Problem: Using the records below, copy exactly the part that opens with the line holding "Rebuild this chart" and closes with the line holding "0.0006, -0.0035, -0.0122];", minus the pictures.
··· Provided entries
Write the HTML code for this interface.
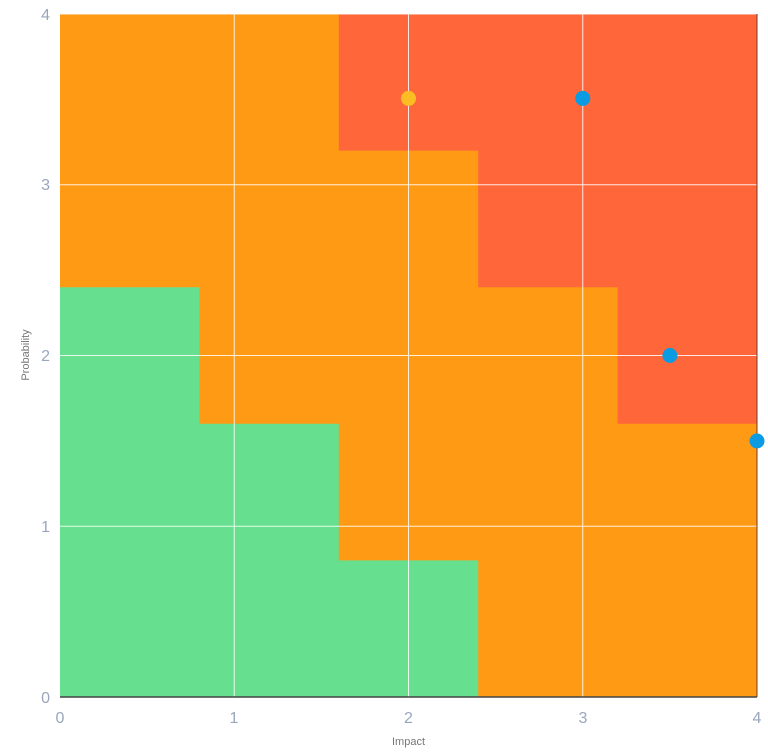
<!DOCTYPE html>
<html><head><meta charset="utf-8"><style>
html,body{margin:0;padding:0;background:#fff;width:768px;height:752px;overflow:hidden}
text{font-family:"Liberation Sans",sans-serif;fill:#9aa6bd}
</style></head><body>
<svg width="768" height="752" viewBox="0 0 768 752" xmlns="http://www.w3.org/2000/svg">
<rect x="60" y="14" width="697" height="683" fill="#ff9a14"/>
<polygon fill="#66e08e" points="60,697 60,287.2 199.4,287.2 199.4,423.8 338.8,423.8 338.8,560.4 478.2,560.4 478.2,697"/>
<polygon fill="#ff673a" points="338.8,14 757,14 757,423.8 617.6,423.8 617.6,287.2 478.2,287.2 478.2,150.6 338.8,150.6"/>
<g stroke="#ffffff" stroke-width="1" opacity="0.85">
<line x1="234.25" y1="14" x2="234.25" y2="697"/>
<line x1="408.5" y1="14" x2="408.5" y2="697"/>
<line x1="582.75" y1="14" x2="582.75" y2="697"/>
<line x1="60" y1="526.25" x2="757" y2="526.25"/>
<line x1="60" y1="355.5" x2="757" y2="355.5"/>
<line x1="60" y1="184.75" x2="757" y2="184.75"/>
<line x1="60" y1="14" x2="757" y2="14"/>
</g>
<line x1="60" y1="697" x2="757" y2="697" stroke="#444" stroke-width="1.5"/>
<line x1="757" y1="14" x2="757" y2="697" stroke="#7a3a20" stroke-width="1"/>
<circle cx="408.5" cy="98.4" r="7.5" fill="#fbbd23"/>
<circle cx="582.75" cy="98.4" r="7.5" fill="#0a9be3"/>
<circle cx="669.9" cy="355.5" r="7.5" fill="#0a9be3"/>
<circle cx="757" cy="441" r="7.5" fill="#0a9be3"/>
<g font-size="16" text-anchor="end">
<text x="50" y="703">0</text>
<text x="50" y="532">1</text>
<text x="50" y="361">2</text>
<text x="50" y="190">3</text>
<text x="50" y="20">4</text>
</g>
<g font-size="16" text-anchor="middle">
<text x="60" y="723">0</text>
<text x="234" y="723">1</text>
<text x="408.5" y="723">2</text>
<text x="583" y="723">3</text>
<text x="757" y="723">4</text>
</g>
<text x="408.5" y="745" font-size="11" text-anchor="middle" style="fill:#777">Impact</text>
<text x="0" y="0" font-size="11" text-anchor="middle" transform="translate(29,355) rotate(-90)" style="fill:#777">Probability</text>
</svg>
</body></html>
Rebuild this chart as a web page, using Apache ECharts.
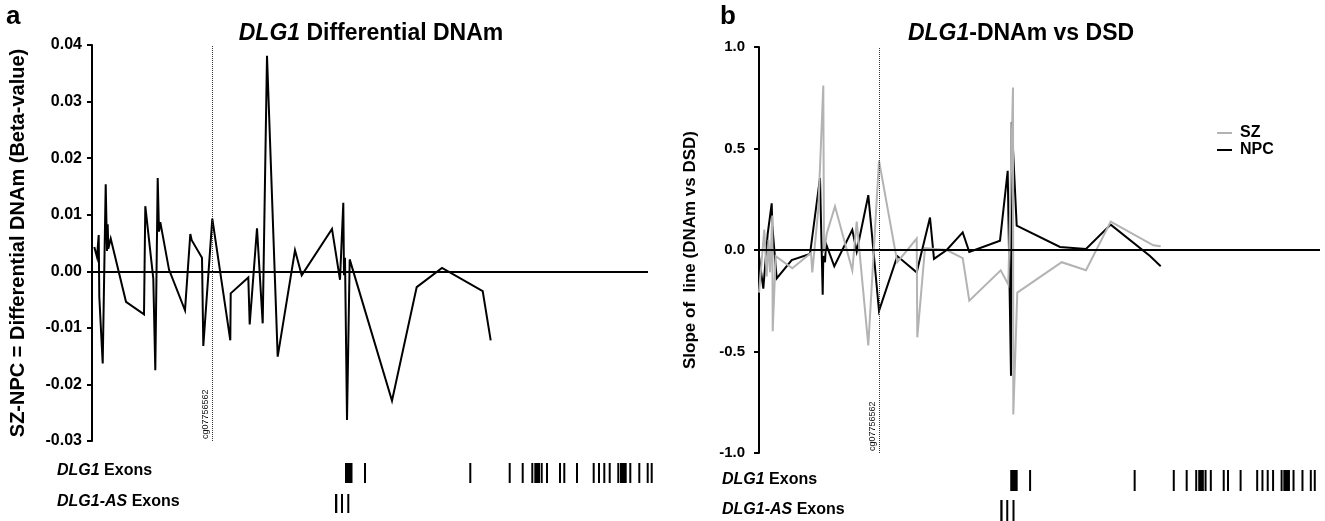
<!DOCTYPE html>
<html><head><meta charset="utf-8">
<script src="https://cdn.jsdelivr.net/npm/echarts/dist/echarts.min.js"></script>
<style>html,body{margin:0;padding:0;background:#fff}#c{width:1325px;height:521px}</style>
</head><body><div id="c"></div>
<script>
const FONT = '"Liberation Sans", Arial, Helvetica, sans-serif';

// ---- Panel a: differential DNAm (SZ - NPC) along DLG1 (relative position units) ----
const diffPos = [2.3, 5, 6.7, 7.3, 10.7, 13.7, 15, 15.7, 16.3, 18.7, 34, 52, 53.3, 61.3, 63.3, 65.7, 67, 68.3, 77, 93,
  98.3, 99.7, 110, 111.3, 120.3, 138.3, 138.7, 156.3, 157.7, 165, 170.7, 175, 185.7, 203, 209.7, 240, 248, 251.3, 252,
  253, 255, 257.7, 300, 324.7, 350, 390.7, 398.7];
const diffVal = [0.0043, 0.0025, 0.0064, -0.0045, -0.0163, 0.0154, 0.0036, 0.0083, 0.0040, 0.0058, -0.0054, -0.0076,
  0.0115, -0.0013, -0.0175, 0.0165, 0.0070, 0.0087, 0.0003, -0.0069, 0.0066, 0.0055, 0.0024, -0.0132, 0.0093, -0.0122,
  -0.0039, -0.0011, -0.0094, 0.0076, -0.0092, 0.0381, -0.0151, 0.0037, -0.0007, 0.0075, -0.0015, 0.0121, -0.0007,
  0.0024, -0.0263, 0.0021, -0.0229, -0.0028, 0.0006, -0.0035, -0.0122];

// ---- Panel b: slope of DNAm vs DSD ----
const npcPos = [0, 4.3, 8.7, 12.7, 13.3, 17.7, 32.7, 51, 61, 63.7, 64.3, 66, 67, 75.3, 93.3, 97.7, 109.3, 120, 138.3,
  157.7, 171, 175, 187.7, 203.7, 210.3, 241, 248.7, 252, 252.7, 257.7, 301, 327, 351.7, 391, 401.7];
const npcVal = [-0.03, -0.19, 0.08, 0.23, 0.12, -0.14, -0.05, -0.02, 0.355, -0.22, -0.03, -0.06, 0.03, -0.08, 0.10,
  -0.007, 0.27, -0.30, -0.03, -0.11, 0.16, -0.044, 0.0, 0.087, -0.01, 0.046, 0.39, -0.62, 0.63, 0.12, 0.015, 0.005,
  0.125, -0.03, -0.08];
const szPos = [0, 5.3, 7.7, 9.5, 11, 13.3, 13.7, 16.7, 33.3, 52, 53.3, 59.3, 64.3, 65, 67.7, 76, 93.3, 97.7, 109.3,
  120, 138.3, 157.7, 158.3, 166, 187.7, 203.7, 210.3, 241.7, 249.3, 254, 254.3, 258.3, 302.7, 327, 351.7, 394.3, 401.7];
const szVal = [-0.21, 0.10, -0.13, 0.05, -0.11, 0.17, -0.40, -0.03, -0.09, -0.015, -0.11, 0.20, 0.81, -0.015, 0.08,
  0.215, -0.10, 0.14, -0.47, 0.44, -0.06, 0.056, -0.43, 0.01, 0.0, -0.04, -0.25, -0.10, -0.17, 0.80, -0.81, -0.21,
  -0.06, -0.10, 0.14, 0.023, 0.018];

// ---- Exon tracks (start, end) in the same position units ----
const dlg1Exons = [[253, 260.5], [272, 274], [377.3, 379.3], [416.7, 418.3], [429.7, 431.7], [439.3, 441.3],
  [442.3, 448], [448.7, 450], [454, 456], [467, 469], [471.3, 473.3], [484, 486], [500.7, 502.7], [506, 508],
  [511.3, 513.3], [516.7, 518.7], [525.3, 527.3], [528, 534.7], [537.3, 539.3], [546.3, 548.3], [554.7, 556.7],
  [558.7, 560.7]];
const dlg1AsExons = [[243, 245.3], [249, 251], [255.3, 257.3]];

const probePos = 120;
const probeName = 'cg07756562';
const yTicksA = { min: -0.03, max: 0.04, step: 0.01 };
const yTicksB = { min: -1.0, max: 1.0, step: 0.5 };

const zip = (xs, ys) => xs.map((x, i) => [x, ys[i]]);

function exonItem(params, api) {
  const s = api.coord([api.value(0), 0]);
  const e = api.coord([api.value(1), 1]);
  let w = e[0] - s[0];
  if (w < 2) w = 2;
  return { type: 'rect', shape: { x: s[0], y: e[1], width: w, height: s[1] - e[1] }, style: { fill: '#000' } };
}

function refLines() {
  return {
    silent: true, symbol: 'none', animation: false,
    data: [
      { yAxis: 0, lineStyle: { color: '#000', width: 2, type: 'solid' }, label: { show: false } },
      { xAxis: probePos, lineStyle: { color: '#333', width: 1, type: [1, 1] },
        label: { show: true, formatter: probeName, position: 'insideStartTop', fontSize: 9, color: '#111',
          fontFamily: FONT, distance: 2 } }
    ]
  };
}

const yAxisCommon = {
  type: 'value',
  axisLine: { show: true, lineStyle: { color: '#000', width: 2 } },
  axisTick: { show: true, inside: false, length: 5, lineStyle: { color: '#000', width: 2 } },
  splitLine: { show: false },
  nameLocation: 'middle'
};

const titleRich = (size) => ({
  i: { fontStyle: 'italic', fontWeight: 'bold', fontSize: size, fontFamily: FONT, color: '#000' },
  n: { fontWeight: 'bold', fontSize: size, fontFamily: FONT, color: '#000' }
});
const mkTitle = (text, left, top, size, align) => ({
  text, left, top, padding: 0, textAlign: align || 'left',
  textStyle: { fontSize: size, fontWeight: 'bold', fontFamily: FONT, color: '#000', rich: titleRich(size) }
});

const chart = echarts.init(document.getElementById('c'), null, { renderer: 'canvas' });
chart.setOption({
  animation: false,
  backgroundColor: '#fff',
  title: [
    mkTitle('a', 6, 4, 26),
    mkTitle('b', 720, 4, 26),
    mkTitle('{i|DLG1}{n| Differential DNAm}', 371, 22, 23, 'center'),
    mkTitle('{i|DLG1}{n|-DNAm vs DSD}', 1021, 22, 23, 'center'),
    mkTitle('{i|DLG1}{n| Exons}', 57, 463, 16),
    mkTitle('{i|DLG1-AS}{n| Exons}', 57, 494, 16),
    mkTitle('{i|DLG1}{n| Exons}', 722, 472, 16),
    mkTitle('{i|DLG1-AS}{n| Exons}', 722, 502, 16)
  ],
  legend: {
    data: [{ name: 'SZ', icon: 'rect' }, { name: 'NPC', icon: 'rect' }],
    orient: 'vertical', left: 1217, top: 125, itemWidth: 15, itemHeight: 2, itemGap: 1, padding: 0,
    selectedMode: false,
    textStyle: { fontSize: 16, fontWeight: 'bold', fontFamily: FONT, color: '#000', padding: [0, 0, 0, 3] }
  },
  grid: [
    { left: 92, top: 45, width: 556, height: 396 },
    { left: 759, top: 47, width: 561, height: 406 },
    { left: 92, top: 463, width: 570, height: 20 },
    { left: 92, top: 494, width: 570, height: 19 },
    { left: 759, top: 470, width: 570, height: 21 },
    { left: 759, top: 500, width: 570, height: 21 }
  ],
  xAxis: [
    { type: 'value', gridIndex: 0, min: 0, max: 556, show: false },
    { type: 'value', gridIndex: 1, min: 0, max: 561, show: false },
    { type: 'value', gridIndex: 2, min: 0, max: 570, show: false },
    { type: 'value', gridIndex: 3, min: 0, max: 570, show: false },
    { type: 'value', gridIndex: 4, min: 0, max: 570, show: false },
    { type: 'value', gridIndex: 5, min: 0, max: 570, show: false }
  ],
  yAxis: [
    Object.assign({}, yAxisCommon, {
      gridIndex: 0, min: yTicksA.min, max: yTicksA.max, interval: yTicksA.step,
      axisLabel: { margin: 10, fontSize: 16, fontWeight: 'bold', fontFamily: FONT, color: '#000',
        formatter: v => v.toFixed(2) },
      name: 'SZ-NPC = Differential DNAm (Beta-value)', nameGap: 64,
      nameTextStyle: { fontSize: 20, fontWeight: 'bold', fontFamily: FONT, color: '#000' }
    }),
    Object.assign({}, yAxisCommon, {
      gridIndex: 1, min: yTicksB.min, max: yTicksB.max, interval: yTicksB.step,
      axisLabel: { margin: 14, fontSize: 15, fontWeight: 'bold', fontFamily: FONT, color: '#000',
        formatter: v => v.toFixed(1) },
      name: 'Slope of  line (DNAm vs DSD)', nameGap: 60,
      nameTextStyle: { fontSize: 17, fontWeight: 'bold', fontFamily: FONT, color: '#000' }
    }),
    { type: 'value', gridIndex: 2, min: 0, max: 1, show: false },
    { type: 'value', gridIndex: 3, min: 0, max: 1, show: false },
    { type: 'value', gridIndex: 4, min: 0, max: 1, show: false },
    { type: 'value', gridIndex: 5, min: 0, max: 1, show: false }
  ],
  series: [
    { name: 'diff', type: 'line', xAxisIndex: 0, yAxisIndex: 0, data: zip(diffPos, diffVal), showSymbol: false,
      symbol: 'none', silent: true, color: '#000',
      lineStyle: { color: '#000', width: 2, join: 'miter', miterLimit: 6 }, markLine: refLines() },
    { name: 'NPC', type: 'line', xAxisIndex: 1, yAxisIndex: 1, data: zip(npcPos, npcVal), showSymbol: false,
      symbol: 'none', silent: true, color: '#000',
      lineStyle: { color: '#000', width: 2, join: 'miter', miterLimit: 6 }, markLine: refLines() },
    { name: 'SZ', type: 'line', xAxisIndex: 1, yAxisIndex: 1, data: zip(szPos, szVal), showSymbol: false,
      symbol: 'none', silent: true, color: '#b3b3b3',
      lineStyle: { color: '#b3b3b3', width: 2, join: 'miter', miterLimit: 6 } },
    { type: 'custom', xAxisIndex: 2, yAxisIndex: 2, data: dlg1Exons, renderItem: exonItem, silent: true, clip: false },
    { type: 'custom', xAxisIndex: 3, yAxisIndex: 3, data: dlg1AsExons, renderItem: exonItem, silent: true, clip: false },
    { type: 'custom', xAxisIndex: 4, yAxisIndex: 4, data: dlg1Exons, renderItem: exonItem, silent: true, clip: false },
    { type: 'custom', xAxisIndex: 5, yAxisIndex: 5, data: dlg1AsExons, renderItem: exonItem, silent: true, clip: false }
  ]
});
</script>
</body></html>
······
The output:
Rebuild this chart as a web page, using Apache ECharts.
<!DOCTYPE html>
<html><head><meta charset="utf-8">
<script src="https://cdn.jsdelivr.net/npm/echarts/dist/echarts.min.js"></script>
<style>html,body{margin:0;padding:0;background:#fff}#c{width:1325px;height:521px}</style>
</head><body><div id="c"></div>
<script>
const FONT = '"Liberation Sans", Arial, Helvetica, sans-serif';

// ---- Panel a: differential DNAm (SZ - NPC) along DLG1 (relative position units) ----
const diffPos = [2.3, 5, 6.7, 7.3, 10.7, 13.7, 15, 15.7, 16.3, 18.7, 34, 52, 53.3, 61.3, 63.3, 65.7, 67, 68.3, 77, 93,
  98.3, 99.7, 110, 111.3, 120.3, 138.3, 138.7, 156.3, 157.7, 165, 170.7, 175, 185.7, 203, 209.7, 240, 248, 251.3, 252,
  253, 255, 257.7, 300, 324.7, 350, 390.7, 398.7];
const diffVal = [0.0043, 0.0025, 0.0064, -0.0045, -0.0163, 0.0154, 0.0036, 0.0083, 0.0040, 0.0058, -0.0054, -0.0076,
  0.0115, -0.0013, -0.0175, 0.0165, 0.0070, 0.0087, 0.0003, -0.0069, 0.0066, 0.0055, 0.0024, -0.0132, 0.0093, -0.0122,
  -0.0039, -0.0011, -0.0094, 0.0076, -0.0092, 0.0381, -0.0151, 0.0037, -0.0007, 0.0075, -0.0015, 0.0121, -0.0007,
  0.0024, -0.0263, 0.0021, -0.0229, -0.0028, 0.0006, -0.0035, -0.0122];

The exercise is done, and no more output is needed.